Happy Monday all! Below are some of the stories and trends we’re following here at Behind the Wall today.
Barbara Demick of the Los Angeles Times had this alarming article in Sunday’s edition about a proposed change in the Chinese criminal code disclosed last week. The amendment would enable police to forcibly detain citizens for up to six months in a secret location without formal charges being filed. Under the provision, government officials would also not be legally obligated to notify lawyers and family members of the detention.
As we have documented in the past, China has stepped up its use of “forced disappearances” and “residential detentions” to muzzle human rights activists crossing the Communist Party. The new proposal comes as Beijing undertakes reforms of its criminal code for the first time since the 1990s, with other released proposals actually garnering praise from human-rights activists and lawyers.
Artist and human rights activist, Ai Weiwei
Recently freed artist and human rights activist, Ai Weiwei penned an essay for Newsweek that serves as a nice foil to the aforementioned article on detentions. Ai, who was released from custody in June before being promptly placed in home detention, is dark in his writing and certainly not subtle in expressing his dissatisfaction with the current state of civil affairs in China.
Of his own ordeal in detention, the stunted prose and seeming rapid fire emotions of the excerpt below will transport you to what was assuredly a nightmarish time in his life.
The strongest character of those spaces is that they’re completely cut off from your memory or anything you’re familiar with. You’re in total isolation. And you don’t know how long you’re going to be there, but you truly believe they can do anything to you. There’s no way to even question it. You’re not protected by anything. Why am I here? Your mind is very uncertain of time. You become like mad. It’s very hard for anyone. Even for people who have strong beliefs.
Ai’s has written similarly toned script before in Chinese, but what makes this piece all the more surprising – and significant – is that it comes so soon after an explicit warning from officials following his release to keep silent on sensitive issues like human rights. His travel is restricted by the government and they put a gag order on him for at least one year.
So the fact that Ai chose to write this in English for a major foreign publication like Newsweek makes this feel like that proverbial line in the sand. Will China cross that line or turn another cheek?
Imported brides from poorer provinces and abroad are helping to temporarily alleviate the problem of gender imbalance in some areas of China, but over time single men from lower income areas will suffer the most.
The Times of India published this story yesterday on the slow-growing but approaching social implications of China's gender imbalance. One way this is being manifested is in the growing trend of young brides-to-be from poorer Chinese provinces as well as nearby countries like Vietnam, Laos and North Korea being imported to China to help correct the imbalance.

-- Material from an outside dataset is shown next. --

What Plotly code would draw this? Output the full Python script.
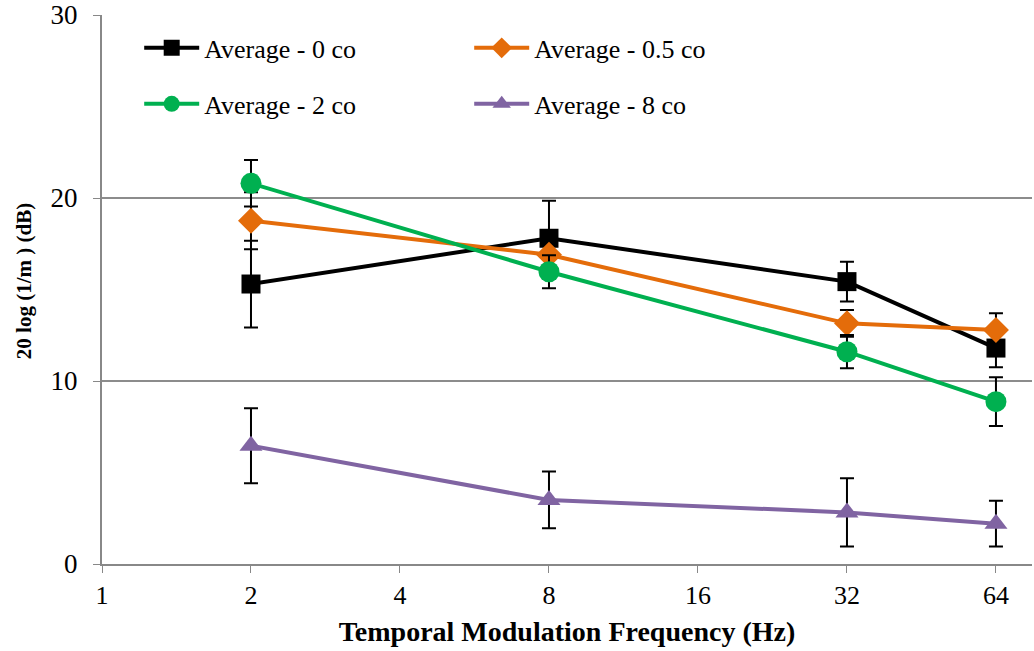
import plotly.graph_objects as go

freqs = [2, 8, 32, 64]

avg_0co = [15.3, 17.8, 15.43, 11.8]
err_0co = [2.37, 2.05, 1.08, 1.05]

avg_05co = [18.76, 16.9, 13.15, 12.79]
err_05co = [1.56, 1.0, 0.73, 0.91]

avg_2co = [20.8, 15.97, 11.6, 8.87]
err_2co = [1.27, 0.9, 0.91, 1.33]

avg_8co = [6.46, 3.5, 2.82, 2.2]
err_8co = [2.05, 1.55, 1.87, 1.25]

x_ticks = [1, 2, 4, 8, 16, 32, 64]
y_ticks = [0, 10, 20, 30]

FONT = "Liberation Serif, Times New Roman, serif"

series = [
    ("Average - 0 co", avg_0co, err_0co, "#000000", "square", 19, "legend"),
    ("Average - 0.5 co", avg_05co, err_05co, "#E46C0A", "diamond", 20, "legend"),
    ("Average - 2 co", avg_2co, err_2co, "#00B050", "circle", 21, "legend2"),
    ("Average - 8 co", avg_8co, err_8co, "#8064A2", "triangle-up", 20, "legend2"),
]

fig = go.Figure()
for name, vals, errs, color, symbol, size, leg in series:
    fig.add_trace(go.Scatter(
        x=freqs, y=vals, name=name, mode="lines+markers",
        line=dict(color=color, width=4),
        marker=dict(symbol=symbol, size=size, color=color),
        error_y=dict(type="data", array=errs, visible=True,
                     color="#000000", thickness=2, width=7),
        legend=leg,
    ))

legend_common = dict(
    orientation="h", xanchor="left", yanchor="middle",
    font=dict(family=FONT, size=26, color="#000000"),
    bgcolor="rgba(0,0,0,0)", entrywidth=260, entrywidthmode="pixels",
    itemwidth=55,
)

fig.update_layout(
    width=1034, height=651,
    margin=dict(l=102, r=2, t=15, b=87),
    plot_bgcolor="white", paper_bgcolor="white",
    font=dict(family=FONT, size=26, color="#000000"),
    xaxis=dict(
        type="log", range=[0, 1.879], automargin=False,
        tickvals=x_ticks, ticktext=[str(v) for v in x_ticks],
        ticks="outside", ticklen=7, tickcolor="#888888",
        showline=True, linecolor="#888888", linewidth=2,
        showgrid=False, zeroline=False,
        tickfont=dict(family=FONT, size=26),
        title=dict(text="<b>Temporal Modulation Frequency (Hz)</b>",
                   font=dict(family=FONT, size=28), standoff=12),
    ),
    yaxis=dict(
        range=[0, 30], tickvals=y_ticks, automargin=False,
        ticks="outside", ticklen=7, tickcolor="#888888",
        showline=True, linecolor="#888888", linewidth=2,
        showgrid=True, gridcolor="#8c8c8c", gridwidth=1.5,
        zeroline=False, ticklabelstandoff=10,
        tickfont=dict(family=FONT, size=27),
    ),
    annotations=[dict(
        text="<b>20 log (1/m ) (dB)</b>", textangle=-90,
        xref="paper", yref="paper", x=-0.084, y=0.515,
        xanchor="center", yanchor="middle", showarrow=False,
        font=dict(family=FONT, size=21, color="#000000"),
    )],
    legend=dict(x=0.04, y=0.94, **legend_common),
    legend2=dict(x=0.04, y=0.838, **legend_common),
)

fig.write_html("out.html")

In the relatively well-off coastal province of Zhejiang alone, an estimated 36,000 brides are brought in every year. This may alleviate the issue in Zhejiang but only amplifies the problem in poorer areas where the gender imbalance only gets worse as women flee in search of more affluent marriage partners elsewhere.
Although Beijing has been successful in narrowing the gap through education and restrictions – albeit loosely enforced – on ultrasounds and abortions of female fetus, this problem is likely to plague China’s future generations: the country currently counts 23 million more boys than girls between the ages of 0-19.
As China battles its growing marriage challenges, the rest of Asia is witnessing evolving attitudes on marriage and the role of women in traditional family life that closely shadow Western demographics. Recent research shows not only are Asians marrying later in life, fewer of them are doing it at all.
Just 30 years ago, only 2 percent of women in Asian countries were single. Today’s research finds, “Unmarried women in their 30s in Japan, Taiwan, Singapore and Hong Kong has risen 20 points.” In South Korea, men are now glumly claiming that women are “on marriage strike.”
Women in those countries who are getting married are now waiting later than previous generations; the mean age for marriage is now around 29 to 30 for women and 31 to 33 for men. This is older even than in the United States, where women are marrying at around 26 years old and men at 28.
Experts attribute this dramatic change in marriage habits to women's better education and career opportunities. Women with increased education and financial independence not only elect to stay single longer but also in effect elevate themselves into a smaller, more affluent “marriage bracket” of men with similar or greater economic and educational stature.